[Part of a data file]
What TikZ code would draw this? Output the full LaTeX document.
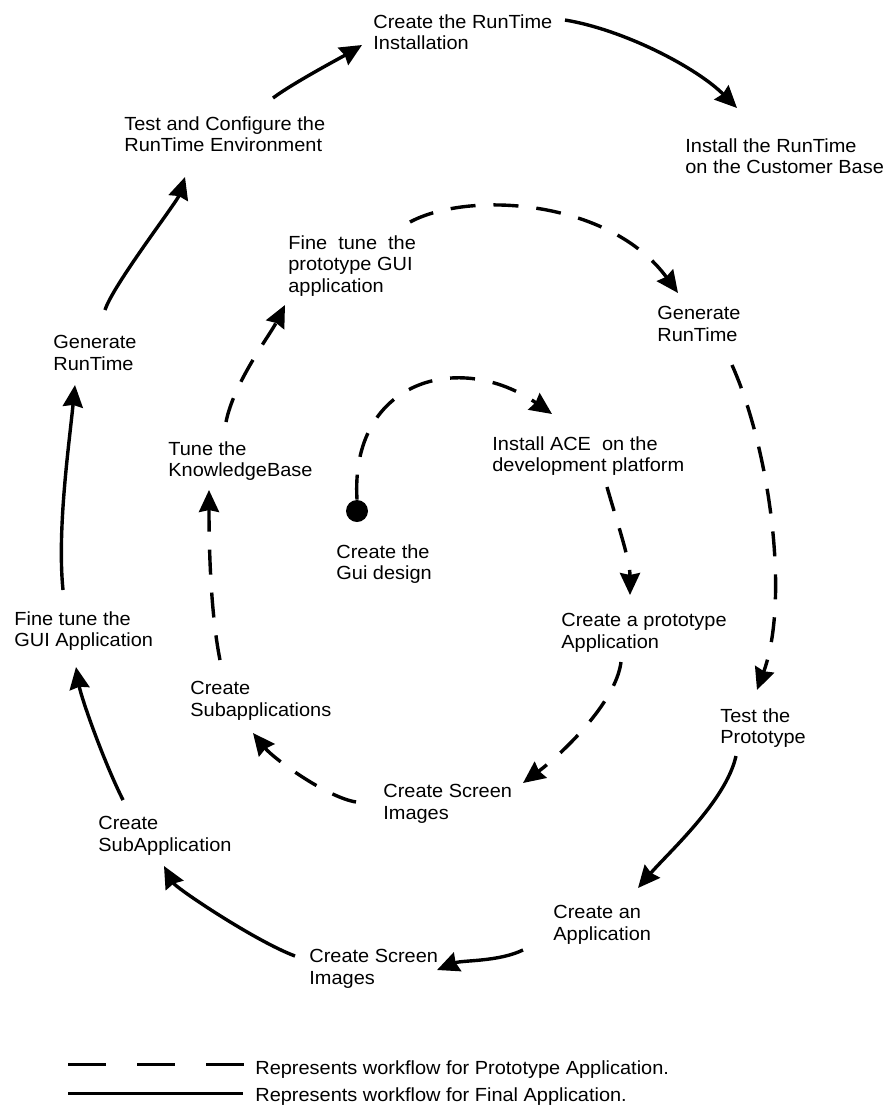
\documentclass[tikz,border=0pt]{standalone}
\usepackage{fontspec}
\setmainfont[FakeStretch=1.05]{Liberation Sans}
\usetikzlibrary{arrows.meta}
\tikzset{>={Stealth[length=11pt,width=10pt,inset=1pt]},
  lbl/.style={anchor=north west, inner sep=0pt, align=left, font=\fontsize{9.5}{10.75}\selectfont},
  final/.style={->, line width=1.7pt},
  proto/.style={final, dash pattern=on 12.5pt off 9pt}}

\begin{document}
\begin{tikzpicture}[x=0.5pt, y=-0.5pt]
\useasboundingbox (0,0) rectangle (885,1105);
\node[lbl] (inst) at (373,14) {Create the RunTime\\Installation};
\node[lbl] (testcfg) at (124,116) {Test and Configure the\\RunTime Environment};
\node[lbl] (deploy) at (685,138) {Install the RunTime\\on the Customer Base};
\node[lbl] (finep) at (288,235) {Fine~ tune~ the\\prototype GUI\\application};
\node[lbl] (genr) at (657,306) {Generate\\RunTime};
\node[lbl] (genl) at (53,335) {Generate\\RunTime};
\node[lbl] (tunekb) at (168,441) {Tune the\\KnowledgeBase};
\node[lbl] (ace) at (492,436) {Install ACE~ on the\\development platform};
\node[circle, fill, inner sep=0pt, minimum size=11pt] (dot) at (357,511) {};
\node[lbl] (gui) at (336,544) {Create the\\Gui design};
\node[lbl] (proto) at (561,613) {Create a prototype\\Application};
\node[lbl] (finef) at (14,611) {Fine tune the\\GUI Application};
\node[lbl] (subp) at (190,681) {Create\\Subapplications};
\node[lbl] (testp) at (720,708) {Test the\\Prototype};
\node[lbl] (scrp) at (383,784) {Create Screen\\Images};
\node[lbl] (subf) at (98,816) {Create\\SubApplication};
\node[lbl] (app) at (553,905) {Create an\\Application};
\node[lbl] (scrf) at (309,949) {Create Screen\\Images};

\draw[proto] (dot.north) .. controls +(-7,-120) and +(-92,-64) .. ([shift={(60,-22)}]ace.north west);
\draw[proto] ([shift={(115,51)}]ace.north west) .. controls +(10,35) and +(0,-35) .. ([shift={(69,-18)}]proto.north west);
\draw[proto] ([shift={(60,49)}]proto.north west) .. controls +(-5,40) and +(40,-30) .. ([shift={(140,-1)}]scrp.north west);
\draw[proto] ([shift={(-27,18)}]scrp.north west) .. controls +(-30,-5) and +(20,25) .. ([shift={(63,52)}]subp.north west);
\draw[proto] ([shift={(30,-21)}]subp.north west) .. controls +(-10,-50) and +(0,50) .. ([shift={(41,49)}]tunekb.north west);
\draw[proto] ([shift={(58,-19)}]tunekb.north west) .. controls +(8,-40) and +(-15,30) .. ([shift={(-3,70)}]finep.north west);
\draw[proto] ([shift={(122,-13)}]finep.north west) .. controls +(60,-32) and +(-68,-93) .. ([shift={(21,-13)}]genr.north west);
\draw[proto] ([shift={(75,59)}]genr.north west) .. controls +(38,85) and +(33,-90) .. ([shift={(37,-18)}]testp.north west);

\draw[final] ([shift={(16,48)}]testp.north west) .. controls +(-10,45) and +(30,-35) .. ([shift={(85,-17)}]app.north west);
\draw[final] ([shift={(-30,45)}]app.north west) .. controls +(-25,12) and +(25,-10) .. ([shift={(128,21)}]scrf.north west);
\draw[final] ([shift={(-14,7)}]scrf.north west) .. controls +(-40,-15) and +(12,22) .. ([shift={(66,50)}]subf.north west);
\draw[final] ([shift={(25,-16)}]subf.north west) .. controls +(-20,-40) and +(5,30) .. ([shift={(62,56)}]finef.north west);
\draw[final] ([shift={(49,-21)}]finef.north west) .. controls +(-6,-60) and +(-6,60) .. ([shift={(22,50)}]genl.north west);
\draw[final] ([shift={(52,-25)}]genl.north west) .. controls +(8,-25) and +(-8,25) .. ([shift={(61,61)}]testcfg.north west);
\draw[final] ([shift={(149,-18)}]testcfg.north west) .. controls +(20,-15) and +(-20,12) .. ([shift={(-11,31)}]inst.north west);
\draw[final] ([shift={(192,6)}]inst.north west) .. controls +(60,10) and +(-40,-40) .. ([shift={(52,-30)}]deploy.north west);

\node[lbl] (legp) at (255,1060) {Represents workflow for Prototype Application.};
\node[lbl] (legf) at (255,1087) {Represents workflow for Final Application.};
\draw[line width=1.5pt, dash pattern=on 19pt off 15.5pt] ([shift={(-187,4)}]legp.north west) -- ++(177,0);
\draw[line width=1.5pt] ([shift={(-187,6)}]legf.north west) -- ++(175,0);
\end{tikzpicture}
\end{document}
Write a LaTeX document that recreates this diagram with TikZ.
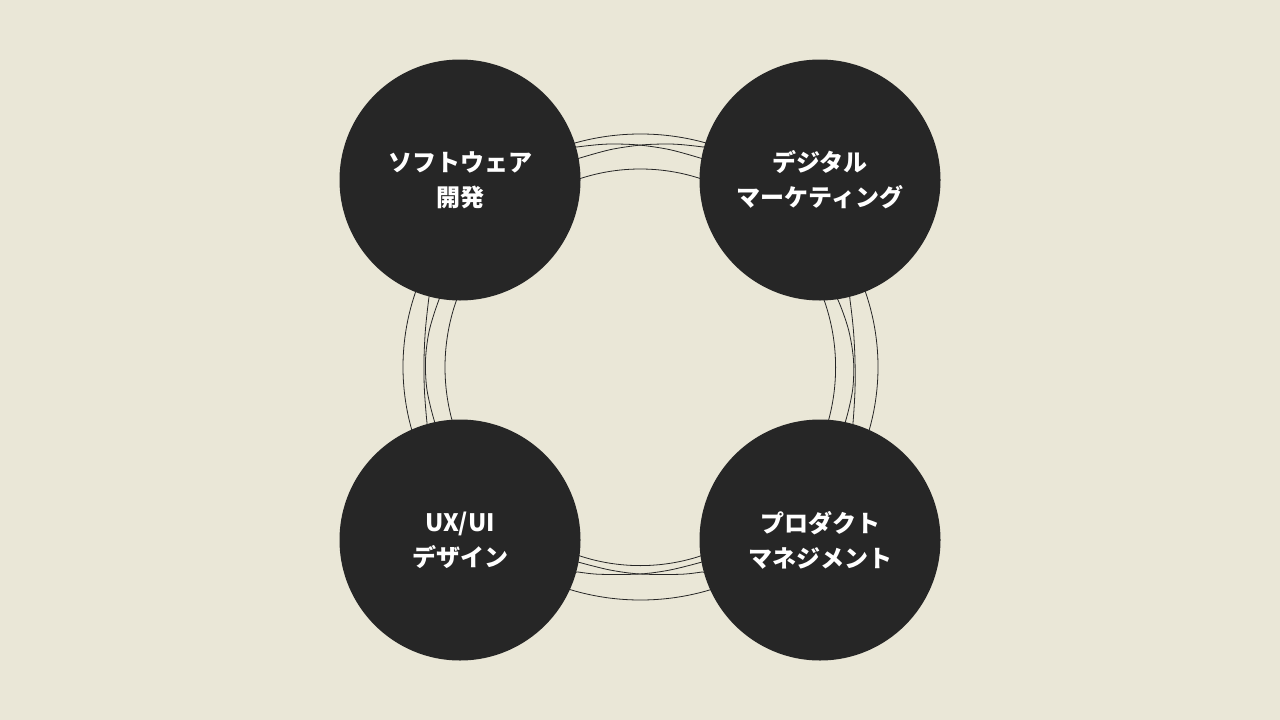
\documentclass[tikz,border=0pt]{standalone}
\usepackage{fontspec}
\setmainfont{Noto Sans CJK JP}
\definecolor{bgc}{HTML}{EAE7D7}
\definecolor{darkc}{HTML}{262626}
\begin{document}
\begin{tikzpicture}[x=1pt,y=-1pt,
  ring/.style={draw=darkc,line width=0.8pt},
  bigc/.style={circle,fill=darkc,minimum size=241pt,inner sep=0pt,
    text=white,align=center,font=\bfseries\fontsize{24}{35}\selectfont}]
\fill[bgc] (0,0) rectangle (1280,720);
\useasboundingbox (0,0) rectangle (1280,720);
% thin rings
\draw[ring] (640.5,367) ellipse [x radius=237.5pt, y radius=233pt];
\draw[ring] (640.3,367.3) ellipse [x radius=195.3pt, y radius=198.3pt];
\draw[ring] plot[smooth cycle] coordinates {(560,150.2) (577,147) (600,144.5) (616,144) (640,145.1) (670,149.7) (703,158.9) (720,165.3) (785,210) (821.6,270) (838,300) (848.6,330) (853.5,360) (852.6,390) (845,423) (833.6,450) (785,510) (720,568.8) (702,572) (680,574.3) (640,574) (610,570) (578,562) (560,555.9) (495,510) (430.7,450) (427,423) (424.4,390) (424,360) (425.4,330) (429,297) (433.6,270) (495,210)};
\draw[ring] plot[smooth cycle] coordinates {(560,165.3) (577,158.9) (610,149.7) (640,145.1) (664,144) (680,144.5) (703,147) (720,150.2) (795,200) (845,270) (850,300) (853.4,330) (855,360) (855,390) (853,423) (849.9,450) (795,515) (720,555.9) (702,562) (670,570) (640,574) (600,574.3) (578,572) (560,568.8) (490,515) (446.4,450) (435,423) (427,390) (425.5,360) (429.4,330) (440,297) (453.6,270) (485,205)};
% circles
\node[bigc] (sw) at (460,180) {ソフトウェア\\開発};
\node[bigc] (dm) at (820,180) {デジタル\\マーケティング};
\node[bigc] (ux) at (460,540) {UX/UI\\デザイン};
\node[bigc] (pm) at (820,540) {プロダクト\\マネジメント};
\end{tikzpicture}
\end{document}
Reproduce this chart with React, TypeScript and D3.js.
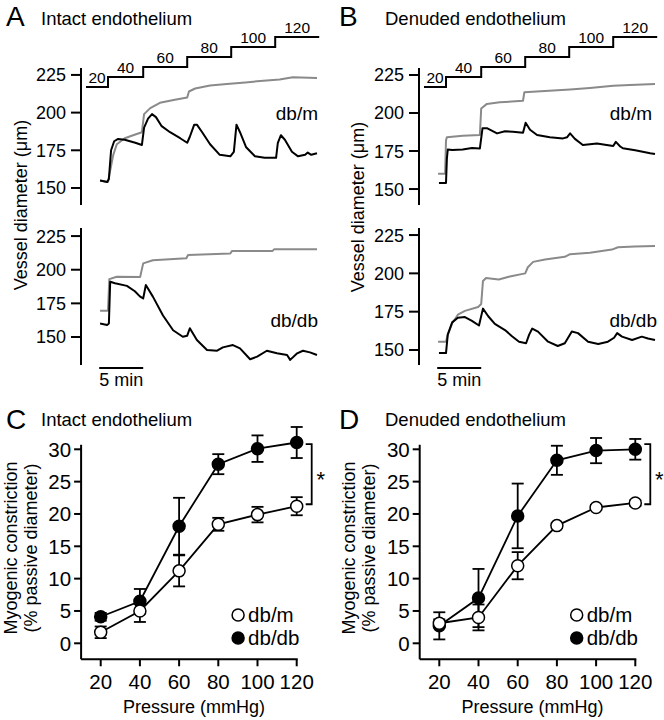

REQUIREMENT -> Gather up every line in the data above that contains the word "LaTeX", copying each one.

PROBLEM SOLUTION ->
What TikZ code would draw this? Output the full LaTeX document.
Write a LaTeX document that recreates this diagram with TikZ.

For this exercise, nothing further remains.